── DATASET EXCERPT ──

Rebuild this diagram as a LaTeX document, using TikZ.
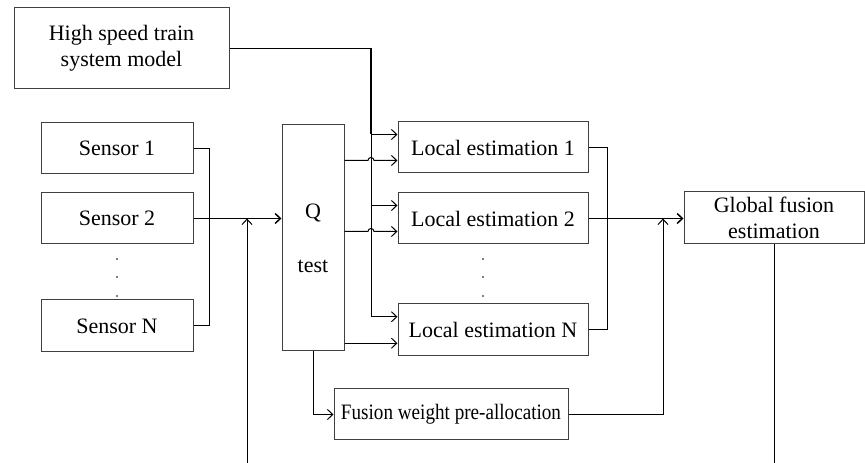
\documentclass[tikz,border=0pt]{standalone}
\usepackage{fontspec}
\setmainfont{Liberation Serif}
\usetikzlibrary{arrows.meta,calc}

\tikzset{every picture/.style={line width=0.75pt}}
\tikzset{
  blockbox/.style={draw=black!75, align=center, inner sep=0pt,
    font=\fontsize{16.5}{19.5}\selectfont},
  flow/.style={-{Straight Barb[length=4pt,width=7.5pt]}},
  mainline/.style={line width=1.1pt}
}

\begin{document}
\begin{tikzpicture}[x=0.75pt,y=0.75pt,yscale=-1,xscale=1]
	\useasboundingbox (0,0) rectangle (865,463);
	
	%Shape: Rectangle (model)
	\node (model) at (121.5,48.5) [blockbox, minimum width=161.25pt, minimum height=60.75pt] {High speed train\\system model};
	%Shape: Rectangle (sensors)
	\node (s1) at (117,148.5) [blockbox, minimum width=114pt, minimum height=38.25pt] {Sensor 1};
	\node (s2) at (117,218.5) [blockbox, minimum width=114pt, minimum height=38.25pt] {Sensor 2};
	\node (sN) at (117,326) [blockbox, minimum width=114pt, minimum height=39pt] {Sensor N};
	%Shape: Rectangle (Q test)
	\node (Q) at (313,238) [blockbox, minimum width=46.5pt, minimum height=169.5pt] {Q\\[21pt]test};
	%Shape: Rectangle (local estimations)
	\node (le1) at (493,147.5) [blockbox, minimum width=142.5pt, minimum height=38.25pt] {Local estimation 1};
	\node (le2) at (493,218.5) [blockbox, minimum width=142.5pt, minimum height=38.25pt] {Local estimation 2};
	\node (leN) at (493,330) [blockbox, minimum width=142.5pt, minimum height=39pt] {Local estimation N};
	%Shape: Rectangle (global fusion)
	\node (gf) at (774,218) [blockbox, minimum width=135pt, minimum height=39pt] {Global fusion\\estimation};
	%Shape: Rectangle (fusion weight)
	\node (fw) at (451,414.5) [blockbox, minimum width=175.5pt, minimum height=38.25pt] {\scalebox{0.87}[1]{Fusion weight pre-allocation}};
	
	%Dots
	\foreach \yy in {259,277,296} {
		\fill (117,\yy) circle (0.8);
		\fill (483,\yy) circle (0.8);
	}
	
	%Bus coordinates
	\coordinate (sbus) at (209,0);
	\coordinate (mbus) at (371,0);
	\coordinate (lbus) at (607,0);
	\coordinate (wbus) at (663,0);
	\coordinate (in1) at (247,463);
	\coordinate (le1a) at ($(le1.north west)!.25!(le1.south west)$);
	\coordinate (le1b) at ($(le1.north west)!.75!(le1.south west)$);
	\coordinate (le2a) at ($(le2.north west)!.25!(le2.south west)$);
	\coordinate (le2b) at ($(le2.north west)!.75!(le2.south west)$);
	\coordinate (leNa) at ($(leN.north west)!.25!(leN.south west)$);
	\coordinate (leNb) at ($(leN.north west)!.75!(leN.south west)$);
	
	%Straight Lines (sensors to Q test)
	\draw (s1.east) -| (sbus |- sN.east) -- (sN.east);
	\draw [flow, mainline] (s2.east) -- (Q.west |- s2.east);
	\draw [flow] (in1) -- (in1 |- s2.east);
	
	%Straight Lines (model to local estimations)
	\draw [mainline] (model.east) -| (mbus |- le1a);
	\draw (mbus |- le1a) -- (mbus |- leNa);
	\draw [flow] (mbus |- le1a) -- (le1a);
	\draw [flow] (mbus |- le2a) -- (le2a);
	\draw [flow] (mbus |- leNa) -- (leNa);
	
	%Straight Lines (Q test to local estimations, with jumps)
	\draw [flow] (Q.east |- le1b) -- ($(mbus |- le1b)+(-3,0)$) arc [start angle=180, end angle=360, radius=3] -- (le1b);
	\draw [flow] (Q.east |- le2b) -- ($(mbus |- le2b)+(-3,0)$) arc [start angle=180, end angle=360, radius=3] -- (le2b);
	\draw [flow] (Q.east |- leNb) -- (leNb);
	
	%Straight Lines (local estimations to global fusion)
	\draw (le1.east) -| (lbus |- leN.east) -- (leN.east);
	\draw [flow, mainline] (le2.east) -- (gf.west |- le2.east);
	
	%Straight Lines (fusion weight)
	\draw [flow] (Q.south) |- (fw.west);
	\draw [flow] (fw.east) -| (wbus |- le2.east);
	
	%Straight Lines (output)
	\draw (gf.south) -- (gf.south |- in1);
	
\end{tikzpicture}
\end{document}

───

Repeat the material above in full and exactly, apart from the pictures.

## [FULL RESPONSE]
Rebuild this diagram as a LaTeX document, using TikZ.
\documentclass[tikz,border=0pt]{standalone}
\usepackage{fontspec}
\setmainfont{Liberation Serif}
\usetikzlibrary{arrows.meta,calc}

\tikzset{every picture/.style={line width=0.75pt}}
\tikzset{
  blockbox/.style={draw=black!75, align=center, inner sep=0pt,
    font=\fontsize{16.5}{19.5}\selectfont},
  flow/.style={-{Straight Barb[length=4pt,width=7.5pt]}},
  mainline/.style={line width=1.1pt}
}

\begin{document}
\begin{tikzpicture}[x=0.75pt,y=0.75pt,yscale=-1,xscale=1]
	\useasboundingbox (0,0) rectangle (865,463);
	
	%Shape: Rectangle (model)
	\node (model) at (121.5,48.5) [blockbox, minimum width=161.25pt, minimum height=60.75pt] {High speed train\\system model};
	%Shape: Rectangle (sensors)
	\node (s1) at (117,148.5) [blockbox, minimum width=114pt, minimum height=38.25pt] {Sensor 1};
	\node (s2) at (117,218.5) [blockbox, minimum width=114pt, minimum height=38.25pt] {Sensor 2};
	\node (sN) at (117,326) [blockbox, minimum width=114pt, minimum height=39pt] {Sensor N};
	%Shape: Rectangle (Q test)
	\node (Q) at (313,238) [blockbox, minimum width=46.5pt, minimum height=169.5pt] {Q\\[21pt]test};
	%Shape: Rectangle (local estimations)
	\node (le1) at (493,147.5) [blockbox, minimum width=142.5pt, minimum height=38.25pt] {Local estimation 1};
	\node (le2) at (493,218.5) [blockbox, minimum width=142.5pt, minimum height=38.25pt] {Local estimation 2};
	\node (leN) at (493,330) [blockbox, minimum width=142.5pt, minimum height=39pt] {Local estimation N};
	%Shape: Rectangle (global fusion)
	\node (gf) at (774,218) [blockbox, minimum width=135pt, minimum height=39pt] {Global fusion\\estimation};
	%Shape: Rectangle (fusion weight)
	\node (fw) at (451,414.5) [blockbox, minimum width=175.5pt, minimum height=38.25pt] {\scalebox{0.87}[1]{Fusion weight pre-allocation}};
	
	%Dots
	\foreach \yy in {259,277,296} {
		\fill (117,\yy) circle (0.8);
		\fill (483,\yy) circle (0.8);
	}
	
	%Bus coordinates
	\coordinate (sbus) at (209,0);
	\coordinate (mbus) at (371,0);
	\coordinate (lbus) at (607,0);
	\coordinate (wbus) at (663,0);
	\coordinate (in1) at (247,463);
	\coordinate (le1a) at ($(le1.north west)!.25!(le1.south west)$);
	\coordinate (le1b) at ($(le1.north west)!.75!(le1.south west)$);
	\coordinate (le2a) at ($(le2.north west)!.25!(le2.south west)$);
	\coordinate (le2b) at ($(le2.north west)!.75!(le2.south west)$);
	\coordinate (leNa) at ($(leN.north west)!.25!(leN.south west)$);
	\coordinate (leNb) at ($(leN.north west)!.75!(leN.south west)$);
	
	%Straight Lines (sensors to Q test)
	\draw (s1.east) -| (sbus |- sN.east) -- (sN.east);
	\draw [flow, mainline] (s2.east) -- (Q.west |- s2.east);
	\draw [flow] (in1) -- (in1 |- s2.east);
	
	%Straight Lines (model to local estimations)
	\draw [mainline] (model.east) -| (mbus |- le1a);
	\draw (mbus |- le1a) -- (mbus |- leNa);
	\draw [flow] (mbus |- le1a) -- (le1a);
	\draw [flow] (mbus |- le2a) -- (le2a);
	\draw [flow] (mbus |- leNa) -- (leNa);
	
	%Straight Lines (Q test to local estimations, with jumps)
	\draw [flow] (Q.east |- le1b) -- ($(mbus |- le1b)+(-3,0)$) arc [start angle=180, end angle=360, radius=3] -- (le1b);
	\draw [flow] (Q.east |- le2b) -- ($(mbus |- le2b)+(-3,0)$) arc [start angle=180, end angle=360, radius=3] -- (le2b);
	\draw [flow] (Q.east |- leNb) -- (leNb);
	
	%Straight Lines (local estimations to global fusion)
	\draw (le1.east) -| (lbus |- leN.east) -- (leN.east);
	\draw [flow, mainline] (le2.east) -- (gf.west |- le2.east);
	
	%Straight Lines (fusion weight)
	\draw [flow] (Q.south) |- (fw.west);
	\draw [flow] (fw.east) -| (wbus |- le2.east);
	
	%Straight Lines (output)
	\draw (gf.south) -- (gf.south |- in1);
	
\end{tikzpicture}
\end{document}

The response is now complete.